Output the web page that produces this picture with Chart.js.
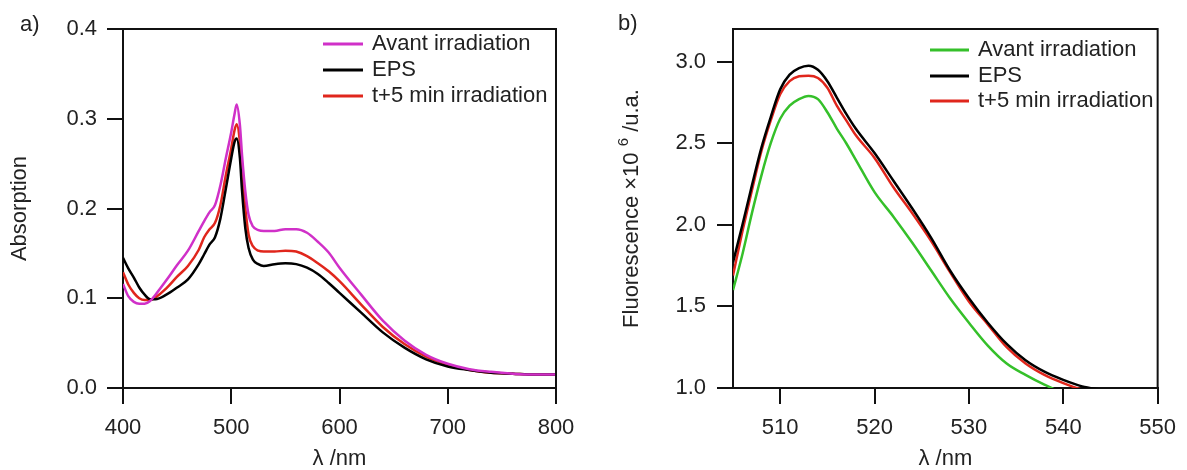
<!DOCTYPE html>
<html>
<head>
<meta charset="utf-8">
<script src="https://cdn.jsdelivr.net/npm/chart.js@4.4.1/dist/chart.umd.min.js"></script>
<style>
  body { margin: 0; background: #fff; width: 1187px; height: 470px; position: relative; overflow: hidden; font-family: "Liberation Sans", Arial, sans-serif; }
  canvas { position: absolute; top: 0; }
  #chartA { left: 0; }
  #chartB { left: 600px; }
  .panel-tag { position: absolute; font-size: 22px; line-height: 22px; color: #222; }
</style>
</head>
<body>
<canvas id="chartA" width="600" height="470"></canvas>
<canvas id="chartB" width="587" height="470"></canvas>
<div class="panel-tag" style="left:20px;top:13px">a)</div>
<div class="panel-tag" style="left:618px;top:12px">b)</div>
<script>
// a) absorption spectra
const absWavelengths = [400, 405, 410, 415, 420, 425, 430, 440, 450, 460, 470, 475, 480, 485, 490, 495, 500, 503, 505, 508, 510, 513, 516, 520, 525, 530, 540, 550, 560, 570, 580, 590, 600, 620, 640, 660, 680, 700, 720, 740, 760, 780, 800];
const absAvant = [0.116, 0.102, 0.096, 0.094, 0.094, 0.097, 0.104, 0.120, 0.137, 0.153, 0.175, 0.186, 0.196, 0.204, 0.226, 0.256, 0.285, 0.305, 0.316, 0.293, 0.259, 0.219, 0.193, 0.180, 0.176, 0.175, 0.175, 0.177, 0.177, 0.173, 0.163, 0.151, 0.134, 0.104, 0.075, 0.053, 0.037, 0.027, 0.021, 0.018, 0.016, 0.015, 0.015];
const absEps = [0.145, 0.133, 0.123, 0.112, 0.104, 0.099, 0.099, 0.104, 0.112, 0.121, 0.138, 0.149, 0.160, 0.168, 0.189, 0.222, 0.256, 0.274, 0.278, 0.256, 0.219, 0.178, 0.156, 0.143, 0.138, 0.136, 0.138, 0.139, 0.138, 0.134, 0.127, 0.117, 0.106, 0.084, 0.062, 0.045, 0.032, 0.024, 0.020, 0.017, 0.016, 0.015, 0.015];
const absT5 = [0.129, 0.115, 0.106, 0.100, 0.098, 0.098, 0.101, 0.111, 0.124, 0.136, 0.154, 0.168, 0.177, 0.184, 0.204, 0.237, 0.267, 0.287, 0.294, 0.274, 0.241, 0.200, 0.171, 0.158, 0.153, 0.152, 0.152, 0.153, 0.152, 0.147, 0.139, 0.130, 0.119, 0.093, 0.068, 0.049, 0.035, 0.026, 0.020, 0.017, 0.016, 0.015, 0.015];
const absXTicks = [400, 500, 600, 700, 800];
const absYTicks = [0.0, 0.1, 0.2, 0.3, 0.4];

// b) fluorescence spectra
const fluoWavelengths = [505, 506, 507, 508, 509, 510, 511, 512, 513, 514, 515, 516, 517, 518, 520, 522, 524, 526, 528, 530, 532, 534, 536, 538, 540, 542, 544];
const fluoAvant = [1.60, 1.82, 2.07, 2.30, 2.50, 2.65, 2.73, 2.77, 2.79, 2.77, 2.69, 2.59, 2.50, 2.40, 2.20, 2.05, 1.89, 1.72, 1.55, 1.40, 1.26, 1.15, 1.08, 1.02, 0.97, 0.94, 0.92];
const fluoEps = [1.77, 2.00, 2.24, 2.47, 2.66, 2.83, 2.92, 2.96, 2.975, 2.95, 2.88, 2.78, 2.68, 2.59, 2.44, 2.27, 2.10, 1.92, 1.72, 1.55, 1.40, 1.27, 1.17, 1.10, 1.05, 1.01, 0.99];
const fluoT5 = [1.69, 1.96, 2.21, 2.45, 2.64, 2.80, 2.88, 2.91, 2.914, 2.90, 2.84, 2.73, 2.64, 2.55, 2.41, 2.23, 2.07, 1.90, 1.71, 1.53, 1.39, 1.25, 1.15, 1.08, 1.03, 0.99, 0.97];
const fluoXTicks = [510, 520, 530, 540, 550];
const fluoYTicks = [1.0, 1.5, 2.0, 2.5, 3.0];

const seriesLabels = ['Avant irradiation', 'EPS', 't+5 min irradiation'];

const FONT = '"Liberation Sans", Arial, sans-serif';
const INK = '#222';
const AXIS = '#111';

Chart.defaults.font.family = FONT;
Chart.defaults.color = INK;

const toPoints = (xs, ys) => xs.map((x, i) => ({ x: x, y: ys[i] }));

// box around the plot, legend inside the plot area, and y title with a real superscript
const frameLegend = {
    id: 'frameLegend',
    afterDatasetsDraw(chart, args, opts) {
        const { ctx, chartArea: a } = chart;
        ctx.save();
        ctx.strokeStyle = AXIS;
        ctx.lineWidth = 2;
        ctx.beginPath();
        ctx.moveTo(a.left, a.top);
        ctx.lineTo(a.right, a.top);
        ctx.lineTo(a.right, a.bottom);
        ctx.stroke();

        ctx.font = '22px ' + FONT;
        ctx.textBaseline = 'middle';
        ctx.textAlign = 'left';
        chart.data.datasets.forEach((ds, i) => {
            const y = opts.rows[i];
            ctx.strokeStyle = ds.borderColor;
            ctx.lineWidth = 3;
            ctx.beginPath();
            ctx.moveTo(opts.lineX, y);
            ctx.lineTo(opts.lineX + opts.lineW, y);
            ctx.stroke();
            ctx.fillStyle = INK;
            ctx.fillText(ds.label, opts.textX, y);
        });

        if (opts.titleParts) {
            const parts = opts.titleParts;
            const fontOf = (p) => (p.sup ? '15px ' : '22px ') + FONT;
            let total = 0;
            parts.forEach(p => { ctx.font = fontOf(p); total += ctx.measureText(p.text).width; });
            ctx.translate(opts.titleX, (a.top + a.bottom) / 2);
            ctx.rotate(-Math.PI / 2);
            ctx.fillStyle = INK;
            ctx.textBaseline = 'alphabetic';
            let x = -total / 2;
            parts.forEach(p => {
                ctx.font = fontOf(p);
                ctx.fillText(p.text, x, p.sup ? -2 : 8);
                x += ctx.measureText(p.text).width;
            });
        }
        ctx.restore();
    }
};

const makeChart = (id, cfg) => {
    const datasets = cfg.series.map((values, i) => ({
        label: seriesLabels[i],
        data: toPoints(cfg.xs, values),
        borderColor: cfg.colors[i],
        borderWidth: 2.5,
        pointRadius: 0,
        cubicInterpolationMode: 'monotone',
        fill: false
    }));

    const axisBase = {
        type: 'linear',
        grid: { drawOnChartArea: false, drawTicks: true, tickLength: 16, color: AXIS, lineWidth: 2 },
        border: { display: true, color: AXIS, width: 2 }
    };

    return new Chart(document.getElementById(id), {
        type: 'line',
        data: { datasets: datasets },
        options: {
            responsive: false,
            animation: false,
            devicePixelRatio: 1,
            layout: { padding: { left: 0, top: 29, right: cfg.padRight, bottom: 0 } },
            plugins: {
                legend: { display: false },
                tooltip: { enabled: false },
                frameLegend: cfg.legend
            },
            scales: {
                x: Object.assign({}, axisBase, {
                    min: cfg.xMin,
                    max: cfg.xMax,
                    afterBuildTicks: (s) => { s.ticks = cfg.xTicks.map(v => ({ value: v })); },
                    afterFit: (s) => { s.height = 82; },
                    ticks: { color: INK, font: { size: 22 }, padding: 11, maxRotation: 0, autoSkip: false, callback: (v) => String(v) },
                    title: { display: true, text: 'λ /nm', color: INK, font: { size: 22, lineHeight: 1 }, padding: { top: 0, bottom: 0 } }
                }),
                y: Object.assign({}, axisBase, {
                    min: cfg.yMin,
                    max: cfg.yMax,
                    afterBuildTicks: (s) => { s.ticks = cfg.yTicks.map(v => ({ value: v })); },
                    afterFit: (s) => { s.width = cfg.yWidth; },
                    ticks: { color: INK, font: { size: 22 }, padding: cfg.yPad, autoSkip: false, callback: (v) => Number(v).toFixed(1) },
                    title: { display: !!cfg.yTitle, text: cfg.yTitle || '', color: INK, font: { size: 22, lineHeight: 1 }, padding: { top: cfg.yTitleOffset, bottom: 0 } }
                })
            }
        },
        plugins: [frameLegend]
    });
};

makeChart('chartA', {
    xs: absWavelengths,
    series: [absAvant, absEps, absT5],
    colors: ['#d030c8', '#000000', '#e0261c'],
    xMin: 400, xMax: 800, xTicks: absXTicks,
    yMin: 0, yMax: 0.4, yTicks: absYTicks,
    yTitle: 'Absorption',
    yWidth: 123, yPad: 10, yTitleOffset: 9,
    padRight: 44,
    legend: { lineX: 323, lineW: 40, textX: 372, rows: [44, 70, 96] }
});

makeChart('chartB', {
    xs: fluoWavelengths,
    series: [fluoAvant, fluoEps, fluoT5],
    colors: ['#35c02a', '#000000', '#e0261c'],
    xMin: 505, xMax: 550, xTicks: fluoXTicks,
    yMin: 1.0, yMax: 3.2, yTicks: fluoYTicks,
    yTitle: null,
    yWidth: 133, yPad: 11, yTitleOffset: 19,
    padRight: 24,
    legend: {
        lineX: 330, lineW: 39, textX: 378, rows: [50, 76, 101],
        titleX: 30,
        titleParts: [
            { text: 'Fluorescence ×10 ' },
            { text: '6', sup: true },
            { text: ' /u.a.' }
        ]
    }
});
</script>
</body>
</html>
######
- [WORK INSTRUCTIONS]
List each line holding the string "with".

- [CORRECT OUTPUT]
Output the web page that produces this picture with Chart.js.
// box around the plot, legend inside the plot area, and y title with a real superscript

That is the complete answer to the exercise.